* Your goal
Which lines have the string "that"? Copy all of them from the entries below.

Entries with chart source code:
***
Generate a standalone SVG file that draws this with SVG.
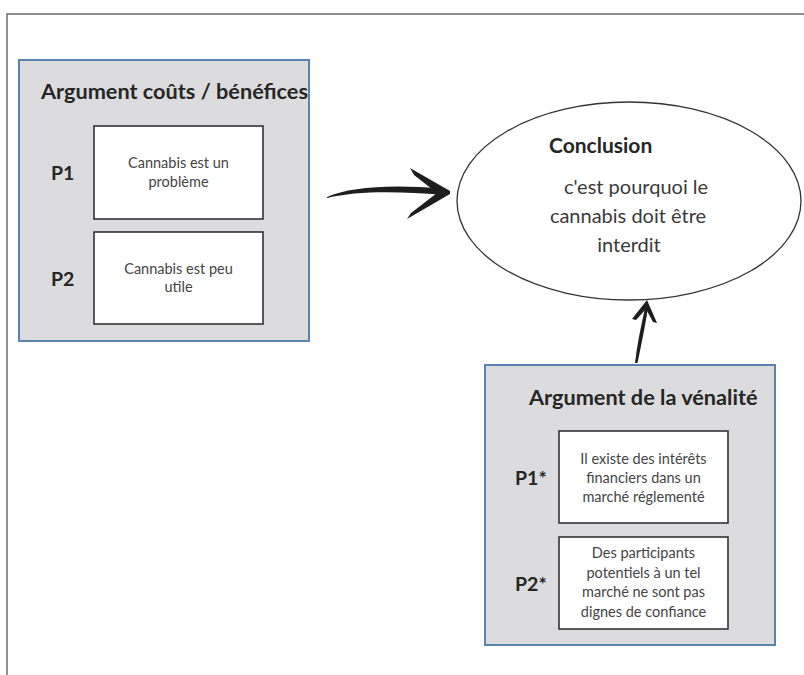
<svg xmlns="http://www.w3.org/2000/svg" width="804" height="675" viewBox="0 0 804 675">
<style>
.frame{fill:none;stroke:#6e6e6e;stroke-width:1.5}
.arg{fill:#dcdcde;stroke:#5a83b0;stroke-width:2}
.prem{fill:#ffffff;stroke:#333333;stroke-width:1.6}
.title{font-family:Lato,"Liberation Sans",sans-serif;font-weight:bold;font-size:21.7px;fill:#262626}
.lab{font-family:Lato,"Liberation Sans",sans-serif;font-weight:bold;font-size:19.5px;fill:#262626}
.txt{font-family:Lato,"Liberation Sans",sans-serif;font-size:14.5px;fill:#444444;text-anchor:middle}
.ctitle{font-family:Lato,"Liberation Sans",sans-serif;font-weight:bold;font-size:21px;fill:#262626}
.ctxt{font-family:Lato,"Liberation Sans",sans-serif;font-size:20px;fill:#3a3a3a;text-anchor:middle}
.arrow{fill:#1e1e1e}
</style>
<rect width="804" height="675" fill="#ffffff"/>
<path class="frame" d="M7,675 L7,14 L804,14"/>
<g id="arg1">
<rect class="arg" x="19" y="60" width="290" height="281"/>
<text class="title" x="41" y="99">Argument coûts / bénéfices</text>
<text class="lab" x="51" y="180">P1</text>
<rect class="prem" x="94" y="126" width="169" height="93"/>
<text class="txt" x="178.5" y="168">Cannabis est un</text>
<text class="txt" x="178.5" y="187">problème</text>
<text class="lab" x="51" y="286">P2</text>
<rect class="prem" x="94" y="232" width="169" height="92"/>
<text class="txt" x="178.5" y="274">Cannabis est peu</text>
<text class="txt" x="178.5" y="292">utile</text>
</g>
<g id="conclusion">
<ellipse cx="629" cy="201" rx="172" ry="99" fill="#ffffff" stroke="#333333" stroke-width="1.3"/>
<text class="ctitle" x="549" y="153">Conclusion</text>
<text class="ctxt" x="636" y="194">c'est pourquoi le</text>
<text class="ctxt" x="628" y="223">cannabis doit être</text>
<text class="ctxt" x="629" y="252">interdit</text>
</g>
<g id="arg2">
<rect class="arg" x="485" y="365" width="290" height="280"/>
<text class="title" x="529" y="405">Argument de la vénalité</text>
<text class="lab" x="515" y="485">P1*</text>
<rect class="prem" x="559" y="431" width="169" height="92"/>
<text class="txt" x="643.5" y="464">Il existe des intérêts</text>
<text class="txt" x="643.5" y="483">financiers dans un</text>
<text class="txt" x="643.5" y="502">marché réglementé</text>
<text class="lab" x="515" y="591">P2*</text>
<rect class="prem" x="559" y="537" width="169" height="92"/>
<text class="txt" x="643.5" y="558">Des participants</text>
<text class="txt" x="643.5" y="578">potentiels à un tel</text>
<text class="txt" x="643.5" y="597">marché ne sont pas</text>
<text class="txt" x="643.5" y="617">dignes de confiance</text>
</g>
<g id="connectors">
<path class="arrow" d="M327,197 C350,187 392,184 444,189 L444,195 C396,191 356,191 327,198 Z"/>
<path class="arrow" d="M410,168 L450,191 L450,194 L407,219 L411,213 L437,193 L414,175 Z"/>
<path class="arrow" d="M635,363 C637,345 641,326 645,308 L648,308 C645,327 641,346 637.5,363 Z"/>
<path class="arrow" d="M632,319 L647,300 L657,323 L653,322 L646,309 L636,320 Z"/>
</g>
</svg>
***
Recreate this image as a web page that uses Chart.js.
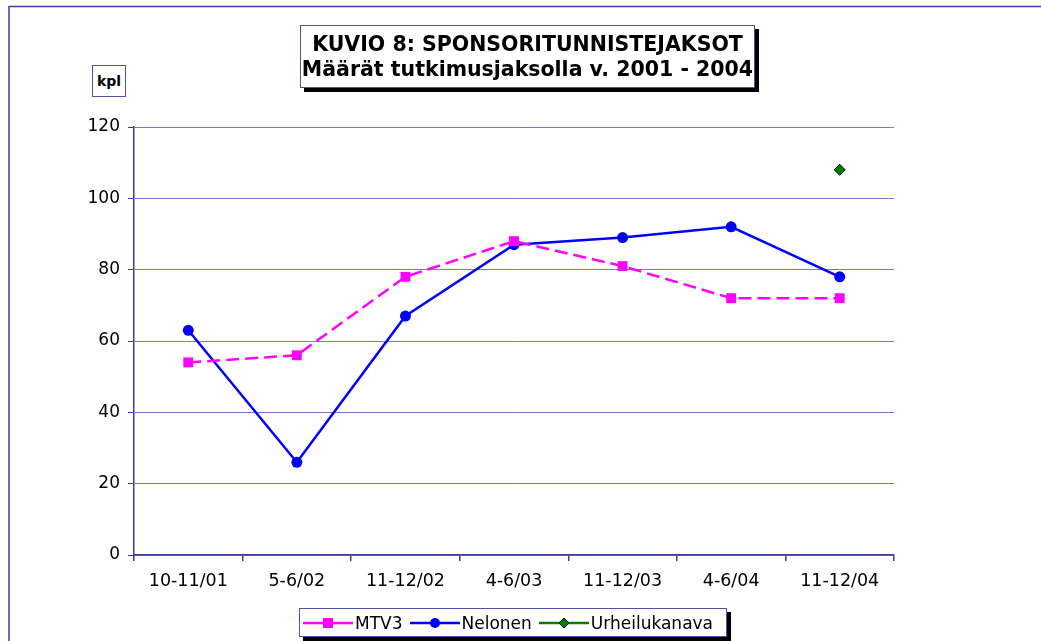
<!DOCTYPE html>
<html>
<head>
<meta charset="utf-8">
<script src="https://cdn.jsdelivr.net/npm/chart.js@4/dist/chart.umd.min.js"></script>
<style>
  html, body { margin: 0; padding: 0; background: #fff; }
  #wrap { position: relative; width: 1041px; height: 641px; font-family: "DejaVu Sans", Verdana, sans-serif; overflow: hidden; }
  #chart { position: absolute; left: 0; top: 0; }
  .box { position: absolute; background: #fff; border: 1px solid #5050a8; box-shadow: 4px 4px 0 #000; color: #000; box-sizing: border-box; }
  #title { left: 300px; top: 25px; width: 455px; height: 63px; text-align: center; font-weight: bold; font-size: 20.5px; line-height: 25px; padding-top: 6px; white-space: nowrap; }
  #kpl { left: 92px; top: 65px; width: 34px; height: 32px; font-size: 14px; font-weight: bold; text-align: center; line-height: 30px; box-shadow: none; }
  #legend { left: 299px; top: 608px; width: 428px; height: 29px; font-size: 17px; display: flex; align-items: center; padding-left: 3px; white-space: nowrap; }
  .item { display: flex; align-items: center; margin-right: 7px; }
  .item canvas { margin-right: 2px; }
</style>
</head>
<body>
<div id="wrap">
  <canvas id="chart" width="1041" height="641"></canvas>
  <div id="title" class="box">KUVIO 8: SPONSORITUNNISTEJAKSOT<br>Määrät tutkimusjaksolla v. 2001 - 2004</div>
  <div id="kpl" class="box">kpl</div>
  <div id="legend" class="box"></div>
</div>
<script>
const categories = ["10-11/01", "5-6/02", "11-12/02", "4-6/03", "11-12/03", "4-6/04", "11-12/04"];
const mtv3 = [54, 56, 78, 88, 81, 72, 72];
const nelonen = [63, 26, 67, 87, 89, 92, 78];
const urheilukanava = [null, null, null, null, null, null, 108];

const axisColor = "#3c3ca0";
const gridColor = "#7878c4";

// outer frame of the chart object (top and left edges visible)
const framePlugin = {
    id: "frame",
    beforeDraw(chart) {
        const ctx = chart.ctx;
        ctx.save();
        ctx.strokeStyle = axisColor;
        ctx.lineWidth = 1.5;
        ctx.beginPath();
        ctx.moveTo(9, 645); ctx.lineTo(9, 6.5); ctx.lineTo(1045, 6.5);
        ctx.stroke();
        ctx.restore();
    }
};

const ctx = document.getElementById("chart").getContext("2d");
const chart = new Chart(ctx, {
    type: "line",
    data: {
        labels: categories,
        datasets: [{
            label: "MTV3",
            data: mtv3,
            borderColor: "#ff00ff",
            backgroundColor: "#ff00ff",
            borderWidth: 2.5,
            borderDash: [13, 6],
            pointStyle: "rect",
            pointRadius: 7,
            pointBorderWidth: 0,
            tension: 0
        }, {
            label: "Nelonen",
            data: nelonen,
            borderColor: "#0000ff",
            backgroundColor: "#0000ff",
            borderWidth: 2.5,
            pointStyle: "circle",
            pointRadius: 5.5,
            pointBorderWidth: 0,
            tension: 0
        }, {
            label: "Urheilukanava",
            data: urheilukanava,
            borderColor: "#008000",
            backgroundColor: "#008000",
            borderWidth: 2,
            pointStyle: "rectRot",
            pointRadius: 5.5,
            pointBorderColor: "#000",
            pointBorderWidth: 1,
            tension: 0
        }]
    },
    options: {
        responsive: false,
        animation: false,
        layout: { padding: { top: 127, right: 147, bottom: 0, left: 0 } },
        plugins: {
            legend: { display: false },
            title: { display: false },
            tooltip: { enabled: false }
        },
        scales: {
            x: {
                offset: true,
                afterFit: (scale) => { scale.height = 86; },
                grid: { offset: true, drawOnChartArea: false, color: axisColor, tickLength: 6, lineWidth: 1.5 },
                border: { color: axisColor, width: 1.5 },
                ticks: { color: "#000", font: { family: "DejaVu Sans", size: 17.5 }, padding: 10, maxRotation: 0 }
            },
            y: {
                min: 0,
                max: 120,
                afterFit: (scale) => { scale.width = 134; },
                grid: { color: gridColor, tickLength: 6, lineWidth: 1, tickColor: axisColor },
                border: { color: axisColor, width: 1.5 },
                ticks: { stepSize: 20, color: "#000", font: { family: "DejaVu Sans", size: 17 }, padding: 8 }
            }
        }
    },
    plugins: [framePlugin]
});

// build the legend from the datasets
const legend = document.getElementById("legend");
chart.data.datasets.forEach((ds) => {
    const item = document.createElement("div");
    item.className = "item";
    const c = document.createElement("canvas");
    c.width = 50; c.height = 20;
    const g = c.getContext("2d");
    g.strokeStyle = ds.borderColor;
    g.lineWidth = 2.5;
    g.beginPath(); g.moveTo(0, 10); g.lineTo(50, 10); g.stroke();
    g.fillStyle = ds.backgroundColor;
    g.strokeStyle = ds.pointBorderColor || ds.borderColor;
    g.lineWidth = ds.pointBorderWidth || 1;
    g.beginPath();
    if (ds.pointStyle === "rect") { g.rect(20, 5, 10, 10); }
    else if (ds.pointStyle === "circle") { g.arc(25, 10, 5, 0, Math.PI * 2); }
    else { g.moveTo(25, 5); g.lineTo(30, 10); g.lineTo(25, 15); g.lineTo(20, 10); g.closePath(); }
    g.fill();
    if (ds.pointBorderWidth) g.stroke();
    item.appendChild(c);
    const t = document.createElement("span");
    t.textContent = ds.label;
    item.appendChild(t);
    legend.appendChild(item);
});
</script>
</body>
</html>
***
* Solution to the problem
Generate a standalone SVG file that draws this with SVG.
Recreate this image as a web page that uses Chart.js.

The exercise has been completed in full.